We can look up the mass of the grand rapids bus and the car I was in. The car I was in was a Pontiac Sunfire.

Mass of Grand Rapids Bus: 40000 lbs or 18143 kg

Mass of Pontiac Sunfire: 2606 lbs or 1182 kg

I can take a pretty good guess that we were both moving at around 25 mph at the point of the accident. That is about 11 m/s.

Momentum of the Pontiac Sunfire =  mv =  (18143)(11) = 199573 kg*m

Momentum of the Grand Rapids Bus = mv = (1182)(11) = 13002 kg*m

As you can see, the bus won this battle. It had way more momentum than the car and that's why I was injured so badly. The car was knocked back and smashed in badly. This was something I have always wanted to do. I just wanted to see how much more momentum the bus had than the car. I can't believe my injuries weren't worse.  

This is a perfect example for using a real life scenario in math. I know this is more of a physics problem, but physics always uses math. I think that I can use this example in other ways that will be more applicable to the math classes that I will be teaching in the future.

Give me the Details

I recently went into a high school classroom to observe an algebra 1 class and a geometry class. While I sat and observed, I thought back to when I was taking these classes in high school. Math was always so easy for me. In algebra 1, I never studied for exams, I was still the first one done on the exam, and I always got the best grade. In geometry I slept through a lot of classes and still got an A-.

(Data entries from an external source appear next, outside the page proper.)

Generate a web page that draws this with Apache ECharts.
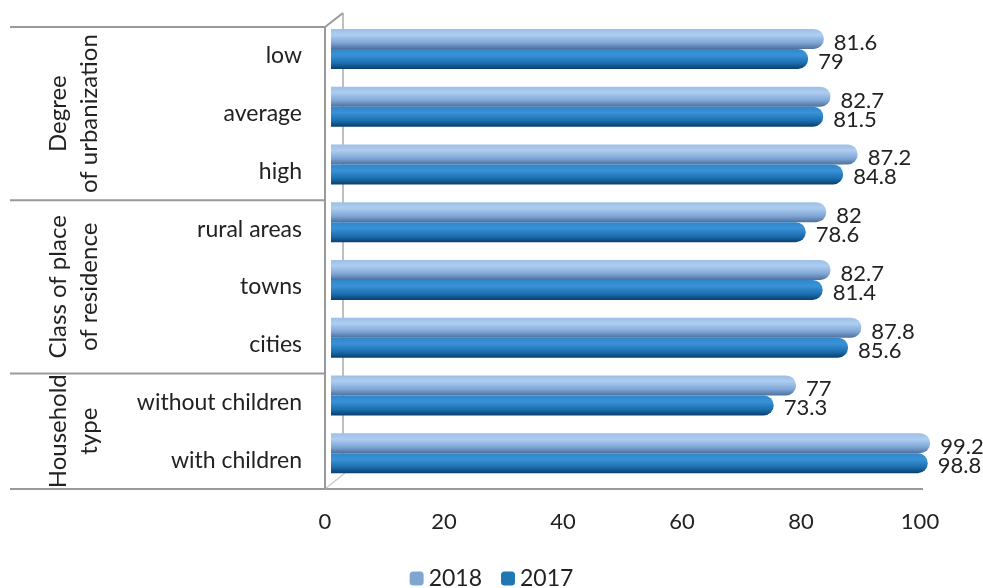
<!DOCTYPE html>
<html><head><meta charset="utf-8">
<script src="https://cdn.jsdelivr.net/npm/echarts@6/dist/echarts.min.js"></script>
<style>html,body{margin:0;padding:0;background:#fff}#c{width:983px;height:588px}</style>
</head><body><div id="c"></div>
<script>
const categories = ['low','average','high','rural areas','towns','cities','without children','with children'];
const groups = ['Degree\nof urbanization','Class of place\nof residence','Household\ntype'];
const groupSizes = [3,3,2];
const values2018 = [81.6,82.7,87.2,82,82.7,87.8,77,99.2];
const values2017 = [79,81.5,84.8,78.6,81.4,85.6,73.3,98.8];
const xTicks = [0,20,40,60,80,100];

const FONT = 'Lato';
const W = 983, H = 588;
const chart = echarts.init(document.getElementById('c'));
const grad = (stops) => new echarts.graphic.LinearGradient(0,0,0,1,stops.map(s=>({offset:s[0],color:s[1]})));
// axis frame (front plane)
const AL = 325, AR = 63, AT = 27, AB = 99;
// bar plane (shifted for depth)
const BL = 331, BR = 48, BT = 20, BB = 106;
const tickMin = xTicks[0], tickMax = xTicks[xTicks.length-1], tickStep = xTicks[1]-xTicks[0];
const labelStyle = {fontSize:22,color:'#222',fontFamily:FONT};
const option = {
  animation:false,
  textStyle:{fontFamily:FONT},
  grid:[{left:BL,right:BR,top:BT,bottom:BB},{left:AL,right:AR,top:AT,bottom:AB}],
  legend:{top:562,left:'center',itemWidth:14,itemHeight:14,itemGap:19,
    textStyle:{fontSize:23,color:'#222',fontFamily:FONT},
    data:[{name:'2018',itemStyle:{color:'#7fa6d1'}},{name:'2017',itemStyle:{color:'#1f78b4'}}]},
  xAxis:[
    {gridIndex:0,type:'value',min:tickMin,max:tickMax,interval:tickStep,show:false},
    {gridIndex:1,type:'value',min:tickMin,max:tickMax,interval:tickStep,
      axisLine:{show:false},axisTick:{show:false},splitLine:{show:false},
      axisLabel:Object.assign({margin:22},labelStyle)}
  ],
  yAxis:[
    {gridIndex:0,type:'category',data:categories,inverse:true,show:false},
    {gridIndex:1,type:'category',data:categories,inverse:true,
      axisLine:{show:true,lineStyle:{color:'#999',width:2}},axisTick:{show:false},
      axisLabel:{fontSize:23,color:'#222',margin:23,fontFamily:FONT}}
  ],
  series:[
    {name:'2018',type:'bar',data:values2018,barWidth:20,barGap:'0%',xAxisIndex:0,yAxisIndex:0,
      itemStyle:{color:grad([[0,'#9dbfe6'],[0.3,'#aecdf0'],[0.7,'#7ea6d6'],[1,'#4f709a']]),borderRadius:[0,10,10,0]},
      label:Object.assign({show:true,position:'right',distance:10,offset:[0,4]},labelStyle)},
    {name:'2017',type:'bar',data:values2017,barWidth:20,xAxisIndex:0,yAxisIndex:0,
      itemStyle:{color:grad([[0,'#2f86cc'],[0.3,'#3a92d6'],[0.7,'#1c6fb0'],[1,'#0b3f6e']]),borderRadius:[0,10,10,0]},
      label:Object.assign({show:true,position:'right',distance:10,offset:[0,3]},labelStyle)}
  ]
};
chart.setOption(option);

// frame lines, group separators & labels
const plotH = H - AT - AB;
const band = plotH / categories.length;
const g = [];
const lineStyle = {stroke:'#999',lineWidth:2};
const depthX = 18, depthY = 14;
let idx = 0;
g.push({type:'line',shape:{x1:10,y1:AT,x2:AL,y2:AT},style:lineStyle});
g.push({type:'line',shape:{x1:AL,y1:AT,x2:AL+depthX,y2:AT-depthY},style:lineStyle});
g.push({type:'line',shape:{x1:AL+depthX,y1:AT-depthY,x2:AL+depthX,y2:H-AB-16},style:{stroke:'#aaa',lineWidth:1.5}});
g.push({type:'line',shape:{x1:10,y1:H-AB,x2:W-AR+3,y2:H-AB},style:lineStyle});
g.push({type:'line',shape:{x1:AL,y1:H-AB,x2:AL+depthX+2,y2:H-AB-16},style:{stroke:'#ccc',lineWidth:1.5}});
groups.forEach((name,i)=>{
  const y0 = AT + idx*band, y1 = AT + (idx+groupSizes[i])*band;
  idx += groupSizes[i];
  if (i < groups.length-1) g.push({type:'line',shape:{x1:10,y1:y1,x2:AL,y2:y1},style:lineStyle});
  g.push({type:'text',x:74,y:(y0+y1)/2,rotation:Math.PI/2,
    style:{text:name,fontSize:24,fill:'#222',fontFamily:FONT,align:'center',verticalAlign:'middle',lineHeight:31}});
});
chart.setOption({graphic:g});
</script></body></html>
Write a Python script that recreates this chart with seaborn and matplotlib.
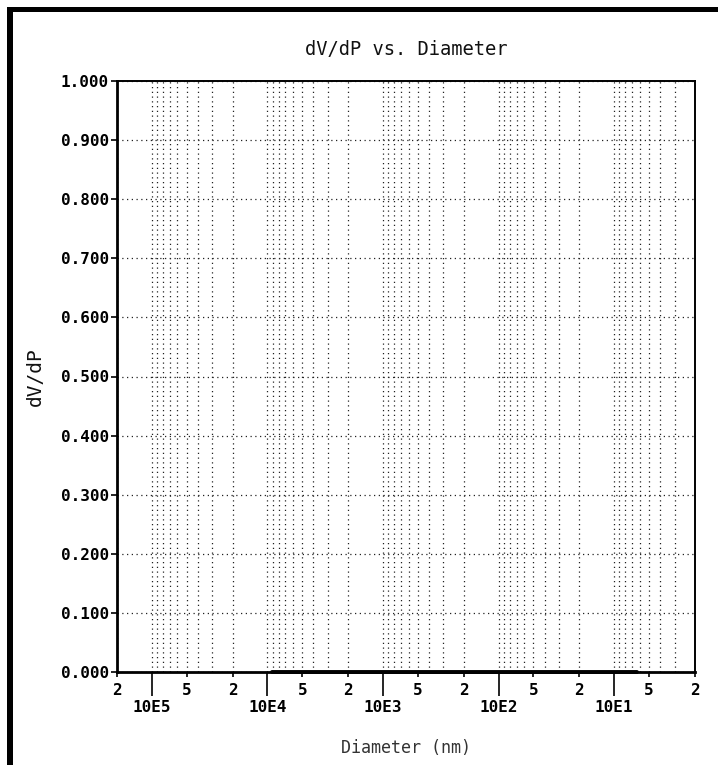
import numpy as np
import pandas as pd
import matplotlib
matplotlib.use("Agg")
import matplotlib.pyplot as plt
import seaborn as sns
from matplotlib.ticker import FixedLocator, FixedFormatter, FuncFormatter
from matplotlib.patches import Rectangle

# ---- data ----
diameters_nm = [9200, 6000, 4000, 2500, 1500, 1000, 600, 400, 250, 150,
                100, 60, 40, 25, 15, 10, 8, 6.4]
dvdp_values = [0.0, 0.0, 0.0, 0.0, 0.0, 0.0, 0.0, 0.0, 0.0, 0.0,
               0.0, 0.0, 0.0, 0.0, 0.0, 0.0, 0.0, 0.0]

title_text = "dV/dP vs. Diameter"
x_label = "Diameter (nm)"
y_label = "dV/dP"

y_ticks = [0.0, 0.1, 0.2, 0.3, 0.4, 0.5, 0.6, 0.7, 0.8, 0.9, 1.0]
y_tick_labels = ["0.000", "0.100", "0.200", "0.300", "0.400", "0.500",
                 "0.600", "0.700", "0.800", "0.900", "1.000"]

decade_ticks = [1e5, 1e4, 1e3, 1e2, 1e1]
decade_labels = ["10E5", "10E4", "10E3", "10E2", "10E1"]

minor_label_ticks = [2e5, 5e4, 2e4, 5e3, 2e3, 5e2, 2e2, 50, 20, 5, 2]
minor_labels = ["2", "5", "2", "5", "2", "5", "2", "5", "2", "5", "2"]

x_limits = (2e5, 2)

df = pd.DataFrame({"diameter": diameters_nm, "dvdp": dvdp_values})

# ---- figure ----
sns.set_theme(style="white")
plt.rcParams["font.family"] = ["DejaVu Sans Mono", "DejaVu Sans"]

fig = plt.figure(figsize=(7.18, 7.65), dpi=100)
ax = fig.add_axes([117 / 718, 1 - 672 / 765, (695 - 117) / 718, (672 - 81) / 765])

sns.lineplot(data=df, x="diameter", y="dvdp", ax=ax, color="black",
             linewidth=2.8, clip_on=False, zorder=5)

ax.set_xscale("log")
ax.set_xlim(*x_limits)
ax.set_ylim(0, 1)

# grid positions (2..9 multiples and decades inside the range)
lo, hi = min(x_limits), max(x_limits)
grid_pos = [m * 10.0 ** e for e in range(0, 7) for m in range(1, 10)
            if lo <= m * 10.0 ** e <= hi and m != 1]
label_map = {round(v, 6): l for v, l in zip(minor_label_ticks, minor_labels)}

ax.xaxis.set_major_locator(FixedLocator(decade_ticks))
ax.xaxis.set_major_formatter(FixedFormatter(decade_labels))
ax.xaxis.set_minor_locator(FixedLocator(grid_pos))
ax.xaxis.set_minor_formatter(FuncFormatter(lambda v, p: label_map.get(round(v, 6), "")))

ax.set_yticks(y_ticks)
ax.set_yticklabels(y_tick_labels)

ax.tick_params(axis="x", which="major", direction="out", length=17, width=1.2,
               pad=3.5, labelsize=11.5, colors="black", bottom=True)
ax.tick_params(axis="x", which="minor", direction="out", length=3.5, width=1.2,
               pad=4.5, labelsize=11.5, colors="black", bottom=True)
ax.tick_params(axis="y", which="major", direction="out", length=4, width=1.2,
               pad=2, labelsize=11.5, colors="black", left=True)
for lab in ax.get_xticklabels(which="both") + ax.get_yticklabels():
    lab.set_fontweight("bold")

# hide tick marks of unlabeled minor positions
for loc, t in zip(grid_pos, ax.xaxis.get_minor_ticks(len(grid_pos))):
    if round(loc, 6) not in label_map:
        t.tick1line.set_visible(False)

grid_kw = dict(color="#222222", linestyle=(0, (1, 2.8)), linewidth=0.9)
ax.grid(True, which="both", axis="x", **grid_kw)
ax.grid(True, which="major", axis="y", **grid_kw)

for side, lw in [("left", 2.0), ("bottom", 2.0), ("top", 1.4), ("right", 1.4)]:
    ax.spines[side].set_visible(True)
    ax.spines[side].set_color("black")
    ax.spines[side].set_linewidth(lw)

ax.set_title(title_text, fontsize=13.5, pad=19, color="#111111")
ax.set_xlabel(x_label, fontsize=12, labelpad=17, color="#333333")
ax.set_ylabel(y_label, fontsize=14, labelpad=11, color="#111111")

# scanned page frame (top and left black bars)
fig.add_artist(Rectangle((7 / 718, 1 - 12 / 765), 1 - 7 / 718, 5 / 765,
                         transform=fig.transFigure, color="black", lw=0))
fig.add_artist(Rectangle((7 / 718, 0), 6 / 718, 1 - 7 / 765,
                         transform=fig.transFigure, color="black", lw=0))

fig.savefig("out.png", dpi=100)
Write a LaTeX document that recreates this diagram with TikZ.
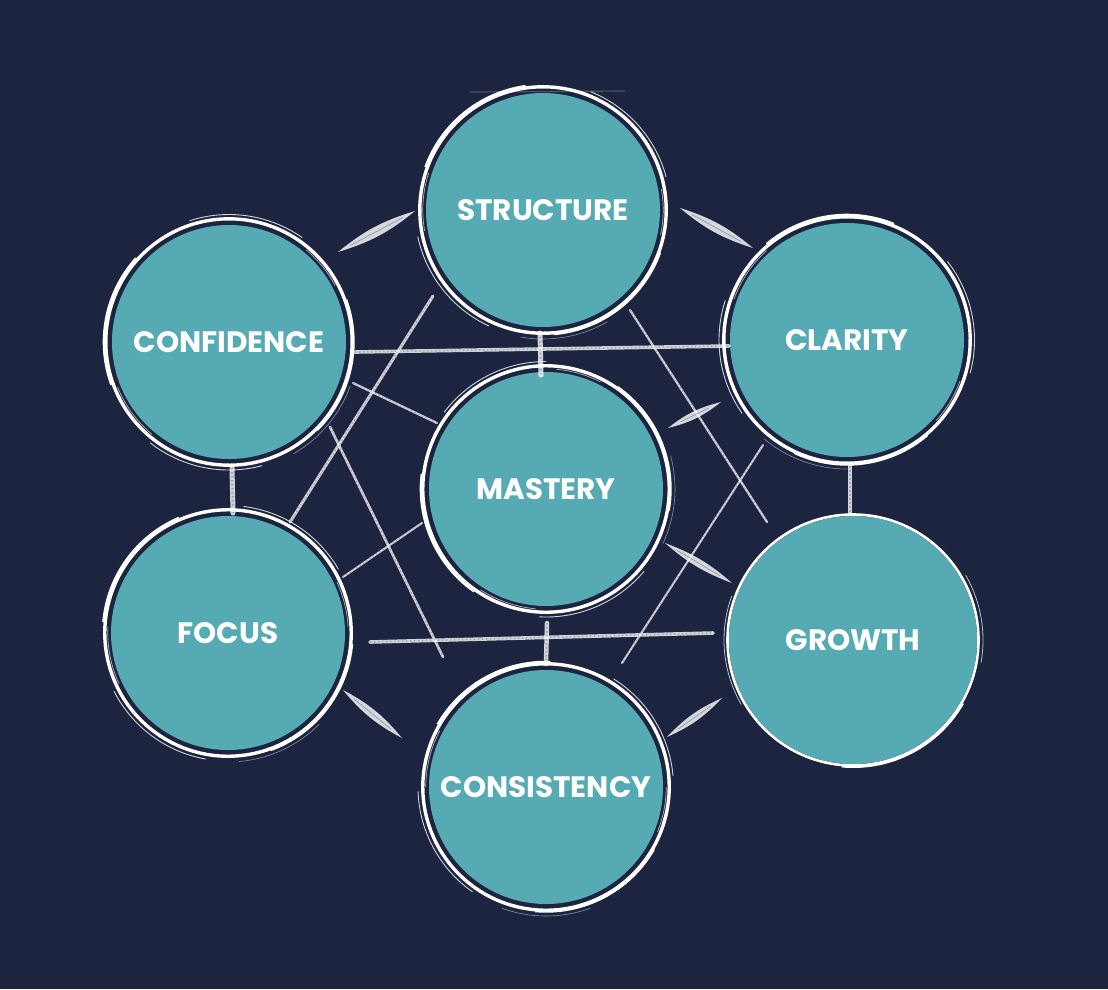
\documentclass[tikz,border=0pt]{standalone}
\usepackage{fontspec}
\setmainfont{Poppins}
\usetikzlibrary{calc}
\definecolor{bg}{RGB}{28,36,64}
\definecolor{tealc}{RGB}{86,170,180}
\newcommand\brushring[3]{%
 \begin{scope}[shift={(#1.center)}, rotate=#3]
  \draw[white, line width=3.4pt] (0,0) circle [radius=#2+6.2];
  \draw[white, line width=3pt] ({200}:{#2+7.8}) arc[start angle=200, end angle=262, radius=#2+7.8];
  \draw[white, line width=2.6pt] ({20}:{#2+7.4}) arc[start angle=20, end angle=85, radius=#2+7.4];
  \draw[white, line width=.9pt, opacity=.8] ({115}:{#2+11}) arc[start angle=115, end angle=168, radius=#2+11];
  \draw[white, line width=.9pt, opacity=.8] ({292}:{#2+10.5}) arc[start angle=292, end angle=345, radius=#2+10.5];
  \draw[white, line width=.7pt, opacity=.65] ({170}:{#2+3.2}) arc[start angle=170, end angle=198, radius=#2+3.2];
  \draw[white, line width=.7pt, opacity=.65] ({350}:{#2+3.2}) arc[start angle=350, end angle=372, radius=#2+3.2];
  \draw[white, line width=.6pt, opacity=.5] ({60}:{#2+12}) arc[start angle=60, end angle=100, radius=#2+12];
 \end{scope}}
\newcommand\chalkline[3]{%
 \draw[white, opacity=.8, line width=#1, line cap=round] #2 -- #3;
 \draw[bg, opacity=.25, line width=#1*.45, dash pattern=on 1.5pt off 2.5pt] #2 -- #3;}
\newcommand\lens[3]{%
 \fill[white, opacity=.82] #2 to[bend left=#1] #3 to[bend left=#1] #2;
 \draw[bg, opacity=.35, line width=.7pt, shorten <=14pt, shorten >=14pt] #2 -- #3;}
\begin{document}
\begin{tikzpicture}[x=1pt,y=-1pt,
  hub/.style={circle, fill=tealc, minimum size=234pt, inner sep=0pt, text=white,
    font=\bfseries\fontsize{29.5}{29.5}\selectfont}]
\fill[bg] (0,0) rectangle (1108,989);
\useasboundingbox (0,0) rectangle (1108,989);
% hubs
\node[hub] (structure) at (543,210) {STRUCTURE};
\node[hub] (confidence) at (229,342) {CONFIDENCE};
\node[hub] (clarity) at (847,340) {CLARITY};
\node[hub] (mastery) at (546,489) {MASTERY};
\node[hub] (focus) at (228,633) {FOCUS};
\node[hub, minimum size=248pt] (growth) at (853,640) {GROWTH};
\node[hub] (consistency) at (546,787) {CONSISTENCY};
% long chalk lines
\chalkline{3.6pt}{($(confidence.center)+(126,10)$)}{($(clarity.center)+(-118,6)$)}
\chalkline{3.6pt}{($(focus.center)+(142,9)$)}{($(growth.center)+(-140,-7)$)}
\chalkline{3pt}{($(focus.center)+(62,-111)$)}{($(structure.center)+(-110,86)$)}
\chalkline{2.6pt}{($(confidence.center)+(101,85)$)}{($(consistency.center)+(-103,-130)$)}
\chalkline{2.2pt}{($(confidence.center)+(124,41)$)}{($(mastery.center)+(-109,-66)$)}
\chalkline{2pt}{($(focus.center)+(115,-56)$)}{($(mastery.center)+(-124,34)$)}
\chalkline{2.2pt}{($(structure.center)+(87,100)$)}{($(growth.center)+(-86,-118)$)}
\chalkline{2pt}{($(clarity.center)+(-84,105)$)}{($(consistency.center)+(76,-124)$)}
% short vertical links
\chalkline{5pt}{($(structure.center)+(-3,123)$)}{($(mastery.center)+(-5,-114)$)}
\chalkline{4.5pt}{($(mastery.center)+(1,134)$)}{($(consistency.center)+(0,-123)$)}
\chalkline{5pt}{($(confidence.center)+(3,126)$)}{($(focus.center)+(5,-120)$)}
\chalkline{4pt}{($(clarity.center)+(3,126)$)}{($(growth.center)+(-3,-126)$)}
% tapered brush strokes
\lens{11}{($(structure.center)+(-128,1)$)}{($(confidence.center)+(109,-90)$)}
\lens{11}{($(structure.center)+(137,-2)$)}{($(clarity.center)+(-94,-92)$)}
\lens{11}{($(focus.center)+(115,57)$)}{($(consistency.center)+(-144,-49)$)}
\lens{11}{($(growth.center)+(-131,58)$)}{($(consistency.center)+(121,-50)$)}
\lens{12}{($(mastery.center)+(122,-61)$)}{($(clarity.center)+(-126,62)$)}
\lens{10}{($(mastery.center)+(119,54)$)}{($(growth.center)+(-121,-57)$)}
% faint stroke above structure
\draw[white, opacity=.22, line width=1.2pt] ($(structure.center)+(-73,-118)$) -- ($(structure.center)+(82,-119)$);
% brush rings
\brushring{structure}{117}{0}
\brushring{confidence}{117}{40}
\brushring{clarity}{117}{-30}
\brushring{mastery}{117}{75}
\brushring{focus}{117}{15}
\brushring{consistency}{117}{-10}
\begin{scope}[shift={(growth.center)}]
 \draw[white, line width=2.6pt] (0,0) circle [radius=125.5];
 \draw[white, line width=2pt] ({30}:{127}) arc[start angle=30, end angle=95, radius=127];
 \draw[white, line width=.8pt, opacity=.7] ({330}:{130}) arc[start angle=330, end angle=370, radius=130];
 \draw[white, line width=.8pt, opacity=.7] ({150}:{129}) arc[start angle=150, end angle=200, radius=129];
\end{scope}
\end{tikzpicture}
\end{document}
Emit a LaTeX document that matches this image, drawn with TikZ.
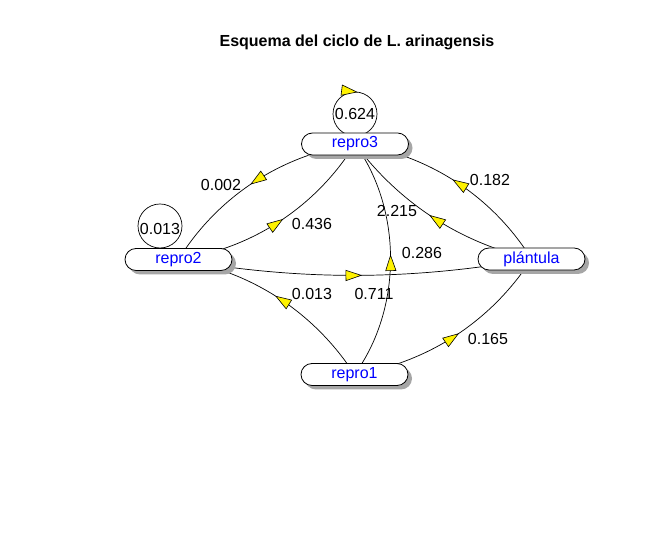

As the class progressed I noticed, not surprisingly that some students were struggling with the material. I learned a lot from that day of observing. While the teacher was going over problems, she went over them step by step. There were no short cuts taken. Every step was put on the board and every step was clearly explained. Often times the teacher would ask the students what the next step was. They were not simply given the next step.

High school math teachers take much higher math classes than the ones they teach. By the time they get back to teaching the lower level math classes, most of the material is simple and easy. They know short cuts and tricks that can make the work for the problem shorter. They don't have to write out the work completely to find the correct answer. Students usually need more explaining. They need the teacher to fully explain a problem for them to completely understand it.

I have a few examples below that I can show from the class. I will show I could do it and how I would need to explain it to a student who has never seen the problem before

Algebra 1

Simplify the expression (x^2 * y^4 * z^5) *(y^2 * x^3 *z^1)

Me: Just by looking at it I know that the answer is (x^5 * y^6 * z^6)

All the work I do for the student I can do in my head. 

Student: In this I would have to explain that you can only combine like terms. When you multiply like terms you add powers. So:

x^2 * x^3 = x^5

y^4 * y^2 = y^6

z^5 * z^1 = z^6

There for the final answer is x^5 * y^6 * z^6

Thats how students feel

Geometry

Find the surface area of a cube that has a side length of 5 cm.

Me: I know the answer is 150 cm^2 because I know the properties of a cube. It has 6 sides with area 25 cm^2.

Student: I would have i explain to the student that the the sides of a cube are all the same. So the length, width, and height are all 5 cm. Also the students would need to know that there are 6 sides on a cube. No we add the area of each side of the cube to get the total surface area. We know each side is a rectangle so the area is width time height.

Side 1: 5cm*5cm = 25cm^2
Side 2: 5cm*5cm = 25cm^2

Side 3: 5cm*5cm = 25cm^2

Side 4: 5cm*5cm = 25cm^2

Side 5: 5cm*5cm = 25cm^2

Side 6: 5cm*5cm = 25cm^2

Total surface area = 150 cm^2

If the student can recognize the short cut and just do 25 * 6, then they should do it. If they don't feel comfortable then they should write out all the steps to the problem until they are comfortable with the shortcut.

As teachers we need to be able to effectively and clearly communicate with our students. They need to completely understand what we are teaching them. The best way to do that is by showing them all the details of a problem. Make them work it out step by step so their is no confusion. If there is till confusion then each step needs to be further explained or explained in a different way. If the students know how to do a problem step by step, they can eventually learn shortcuts and what steps they can remove from their process. Soon the concepts will be as easy to them as it is to us the teacher.